We aim to expand Cooper with several new features, and would love your help! Some of the features we are considering are:

  • More tutorials, especially on using Cooper beyond deep learning applications.

  • New problem formulations, such as the Interior-point methods [Ber99].

  • Native Distributed Data Parallel (DDP) and Automatic Mixed Precision (AMP) support.

  • A JAX version of Cooper.

  • Integration with PyTorch Lightning.

How to contribute

Please follow these steps to contribute:

  1. If you plan to contribute new features, please first open an issue and discuss the feature with us.

  2. Fork the Cooper repository by clicking the Fork button on the repository page.

  3. Install uv to install the dependencies. See installation guide.

  4. Clone your local forked repo with git clone and install the dependencies using uv. This allows you to modify the code and immediately test it out:

    git clone https://github.com/YOUR_USERNAME/cooper
    cd cooper
    uv sync  # Without tests.
    uv sync --group tests  # Matches test environment.
    uv sync --group dev  # Matches development environment.
    uv sync --group notebooks  # Install dependencies for running notebooks.
    uv sync --group docs  # Used to generate the documentation.
    uv sync --all-groups  # Install all dependencies.
    
  5. Add the Cooper repo as an upstream remote, so you can use it to sync your changes.

    git remote add upstream https://www.github.com/cooper-org/cooper
    
  6. Create a branch where you will develop from:

    git checkout -b name-of-change
    
  7. Make sure your code passes Cooper’s lint and type checks, by running the following from the top of the repository:

    uv sync --group dev
    uv run pre-commit run --all-files
    
  8. Make sure the tests pass by running the following command from the top of the repository:

    uv run pytest tests
    

    Cooper’s pipeline tests can take a while to run, so if you know the specific test file that covers your changes, you can limit the tests to that; for example:

    uv run pytest tests/multipliers/test_explicit_multipliers.py
    

    You can narrow the tests further by using the pytest -k flag to match particular test names:

    uv run pytest tests/test_cmp.py -k test_cmp_state_dict
    
  9. Once you are satisfied with your change, create a commit as follows ( how to write a commit message):

    git add file1.py file2.py ...
    git commit -m "Your commit message"
    

    Then sync your code with the main repo:

    git fetch upstream
    git rebase upstream/main
    

    Finally, push your commit on your development branch and create a remote branch in your fork that you can use to create a pull request from:

    git push --set-upstream origin name-of-change
    
  10. Create a pull request from the Cooper repository and send it for review. The pull request should be aimed at the dev branch.

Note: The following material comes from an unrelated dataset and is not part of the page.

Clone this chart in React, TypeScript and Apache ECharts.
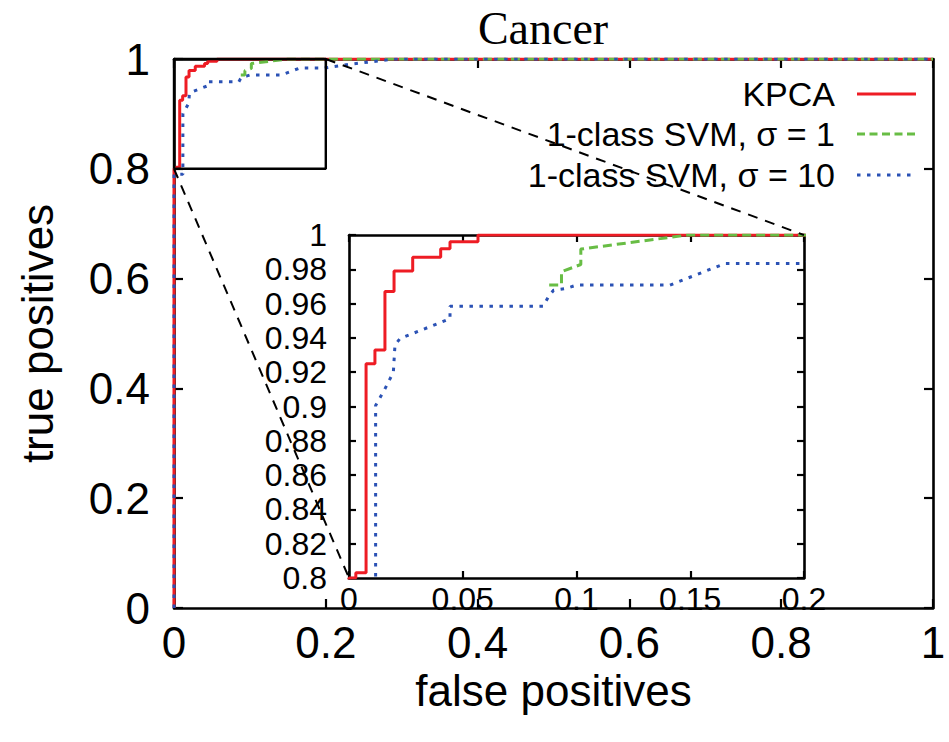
import React, { useEffect, useRef } from "react";
import * as echarts from "echarts";

// ROC curves (false positive rate, true positive rate)
const kpcaPoints: [number, number][] = [
  [0, 0], [0, 0.8], [0.003, 0.8], [0.003, 0.803], [0.0075, 0.803], [0.0075, 0.925],
  [0.0114, 0.925], [0.0114, 0.933], [0.0158, 0.933], [0.0158, 0.967], [0.0198, 0.967],
  [0.0198, 0.979], [0.028, 0.979], [0.028, 0.987], [0.0403, 0.987], [0.0403, 0.992],
  [0.0444, 0.992], [0.0444, 0.996], [0.0567, 0.996], [0.0567, 1], [1, 1],
];
const svm1Points: [number, number][] = [
  [0.088, 0.9708], [0.0934, 0.9708], [0.0934, 0.9786], [0.1019, 0.9828],
  [0.1019, 0.9918], [0.149, 1], [1, 1],
];
const svm10Points: [number, number][] = [
  [0, 0], [0, 0.79], [0.0117, 0.79], [0.0117, 0.9006], [0.0158, 0.9103], [0.0195, 0.92],
  [0.0202, 0.9357], [0.0224, 0.9396], [0.0444, 0.9512], [0.0444, 0.9585],
  [0.0854, 0.9585], [0.0876, 0.9639], [0.0899, 0.9678], [0.0953, 0.9688],
  [0.1, 0.9708], [0.1411, 0.9708], [0.1653, 0.9834], [0.198, 0.9834],
  [0.23, 0.99], [0.29, 1], [1, 1],
];
const zoomBox: [number, number][] = [[0, 0.8], [0.2, 0.8], [0.2, 1], [0, 1], [0, 0.8]];

const seriesNames = ["KPCA", "1-class SVM, σ = 1", "1-class SVM, σ = 10"];
const seriesColors = ["#ee1c24", "#68bd45", "#2b52b5"];
const seriesDash: (number[] | null)[] = [null, [9, 5], [3.5, 6.5]];
const legendDash: (number[] | null)[] = [null, [8, 4.5], [3.5, 6.5]];

const mainTicks = { min: 0, max: 1, interval: 0.2 };
const insetX = { min: 0, max: 0.2, interval: 0.05 };
const insetY = { min: 0.8, max: 1, interval: 0.02 };

const FONT = "'Liberation Sans', Arial, Helvetica, sans-serif";

const fmt = (v: number) => String(+v.toFixed(3));

function axis(gridIndex: number, pos: string, range: any, showLabel: boolean, margin: number, tickLen: number, fontSize: number, extra: any = {}) {
  return {
    type: "value",
    gridIndex,
    position: pos,
    ...range,
    splitLine: { show: false },
    axisLine: { show: true, onZero: false, lineStyle: { color: "#000", width: 2.6 } },
    axisTick: { show: true, inside: true, length: tickLen, lineStyle: { color: "#000", width: 2.2 } },
    axisLabel: {
      show: showLabel,
      margin,
      color: "#000",
      fontFamily: FONT,
      fontSize,
      formatter: fmt,
      showMinLabel: true,
      showMaxLabel: true,
    },
    ...extra,
  };
}

export default function App() {
  const ref = useRef<HTMLDivElement>(null);
  useEffect(() => {
    if (!ref.current) return;
    const chart = echarts.init(ref.current, undefined, { renderer: "svg" });
    const data = [kpcaPoints, svm1Points, svm10Points];
    const series: any[] = [];
    [0, 2].forEach((ai) => {
      data.forEach((pts, i) => {
        series.push({
          type: "line",
          name: seriesNames[i],
          xAxisIndex: ai,
          yAxisIndex: ai,
          data: pts,
          showSymbol: false,
          symbol: "none",
          clip: true,
          silent: true,
          lineStyle: { color: seriesColors[i], width: 3, type: seriesDash[i] ?? "solid", cap: "butt" },
          z: 3 + i,
        });
      });
    });
    series.push({
      type: "line",
      xAxisIndex: 0,
      yAxisIndex: 0,
      data: zoomBox,
      showSymbol: false,
      symbol: "none",
      silent: true,
      clip: false,
      lineStyle: { color: "#000", width: 2.4 },
      z: 6,
    });

    const titleStyle = { fontFamily: FONT, fontSize: 44, color: "#000" };
    const option: any = {
      animation: false,
      backgroundColor: "#fff",
      grid: [
        { left: 174, top: 59, width: 759, height: 549, containLabel: false },
        { left: 349, top: 235, width: 455, height: 343, containLabel: false },
      ],
      xAxis: [
        axis(0, "bottom", mainTicks, true, 12, 9, 44, {
          name: "false positives",
          nameLocation: "middle",
          nameGap: 56,
          nameTextStyle: titleStyle,
        }),
        axis(0, "top", mainTicks, false, 10, 9, 44),
        axis(1, "bottom", insetX, true, 5, 7, 32),
        axis(1, "top", insetX, false, 10, 7, 32),
      ],
      yAxis: [
        axis(0, "left", mainTicks, true, 24, 9, 44, {
          name: "true positives",
          nameLocation: "middle",
          nameGap: 115,
          nameRotate: 90,
          nameTextStyle: titleStyle,
        }),
        axis(0, "right", mainTicks, false, 10, 9, 44),
        axis(1, "left", insetY, true, 22, 7, 32),
        axis(1, "right", insetY, false, 10, 7, 32),
      ],
      series,
    };
    chart.setOption(option);

    const a1 = chart.convertToPixel({ xAxisIndex: 0, yAxisIndex: 0 } as any, [0, 0.8]) as number[];
    const b1 = chart.convertToPixel({ xAxisIndex: 2, yAxisIndex: 2 } as any, [0, 0.8]) as number[];
    const a2 = chart.convertToPixel({ xAxisIndex: 0, yAxisIndex: 0 } as any, [0.2, 1]) as number[];
    const b2 = chart.convertToPixel({ xAxisIndex: 2, yAxisIndex: 2 } as any, [0.2, 1]) as number[];

    const legendY = [94, 134, 175];
    const graphic: any[] = [
      {
        type: "text",
        x: 543,
        y: 28,
        style: { text: "Cancer", font: "46px 'Liberation Serif', 'Times New Roman', serif", fill: "#000", align: "center", verticalAlign: "middle" },
      },
      {
        type: "line",
        shape: { x1: a1[0], y1: a1[1], x2: b1[0], y2: b1[1] },
        style: { stroke: "#000", lineWidth: 2, lineDash: [10, 8] },
        z: 10,
      },
      {
        type: "line",
        shape: { x1: a2[0], y1: a2[1], x2: b2[0], y2: b2[1] },
        style: { stroke: "#000", lineWidth: 2, lineDash: [10, 8] },
        z: 10,
      },
    ];
    seriesNames.forEach((n, i) => {
      graphic.push({
        type: "text",
        x: 835,
        y: legendY[i],
        style: { text: n, font: `34px ${FONT}`, fill: "#000", align: "right", verticalAlign: "middle" },
        z: 20,
      });
      graphic.push({
        type: "line",
        shape: { x1: 857, y1: legendY[i], x2: 916, y2: legendY[i] },
        style: { stroke: seriesColors[i], lineWidth: 3, lineDash: legendDash[i] },
        z: 20,
      });
    });
    chart.setOption({ graphic });

    return () => chart.dispose();
  }, []);
  return <div ref={ref} style={{ position: "absolute", left: 0, top: 0, width: 949, height: 742 }} />;
}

If you have any questions, please feel free to ask in the issue you opened, or reach out via our Discord server.

Issues

We use GitHub issues to track public bugs. Please ensure your description is clear and has sufficient instructions to be able to reproduce the issue.

Code Style

We use ruff for linting, formatting and import sorting. We ask for type hints for all code committed to Cooper and check for compliance with mypy. The continuous integration system should check this when you submit your pull requests. The easiest way to run these checks locally is via the pre-commit framework:

uv sync --group dev
uv run pre-commit run --all-files

Tutorial notebooks

We use jupytext to maintain two synced copies of the notebooks in docs/source/notebooks: one in ipynb format, and one in md format. The advantage of the former is that it can be opened and executed directly in Google Colab; while the latter is useful to track diffs within version control.

To create a new notebook which is automatically synced between the two formats, first create a jupyter notebook path/to/notebook.ipynb. Ensure that it has at least one cell, and then run the following command:

uv sync --group dev
uv run jupytext --set-formats ipynb,md:myst path/to/notebook.ipynb

Note that pre-commit will automatically ensure that the two formats are in sync.

To manually sync them, you can run the following command:

uv run jupytext --sync path/to/notebook.ipynb

The jupytext version should match that specified in .pre-commit-config.yaml.

To check that the markdown and ipynb files are properly synced, you may use the pre-commit framework to perform the same check used by the GitHub CI:

uv sync --group dev
uv run pre-commit run jupytext --all-files

Update documentation

To rebuild the documentation, install several packages:

uv sync --group docs

And then run:

uv run sphinx-build -b html docs/source docs/source/build/html -j auto

This can take some time because it executes many of the notebooks in the documentation source. If you’d prefer to build the docs without executing the notebooks, you can run:

uv run sphinx-build -b html -D nb_execution_mode=off docs/source docs/source/build/html -j auto

You can then see the generated documentation in docs/source/build/html/index.html.

The -j auto option controls the parallelism of the build. You can use a number in place of auto to control how many CPU cores to use.

Note

To re-build the documentation automatically upon changes, you can use the previous commands while changing sphinx-build for sphinx-autobuild:

uv run sphinx-autobuild -b html docs/source docs/source/build/html -j auto

uv run sphinx-autobuild -D nb_execution_mode=off docs/source docs/source/build/html -j auto

License

By contributing to Cooper, you agree that your contributions will be licensed under the LICENSE file in the root directory of this source tree.

Acknowledgements

This CONTRIBUTING.md file is based on the one from JAX.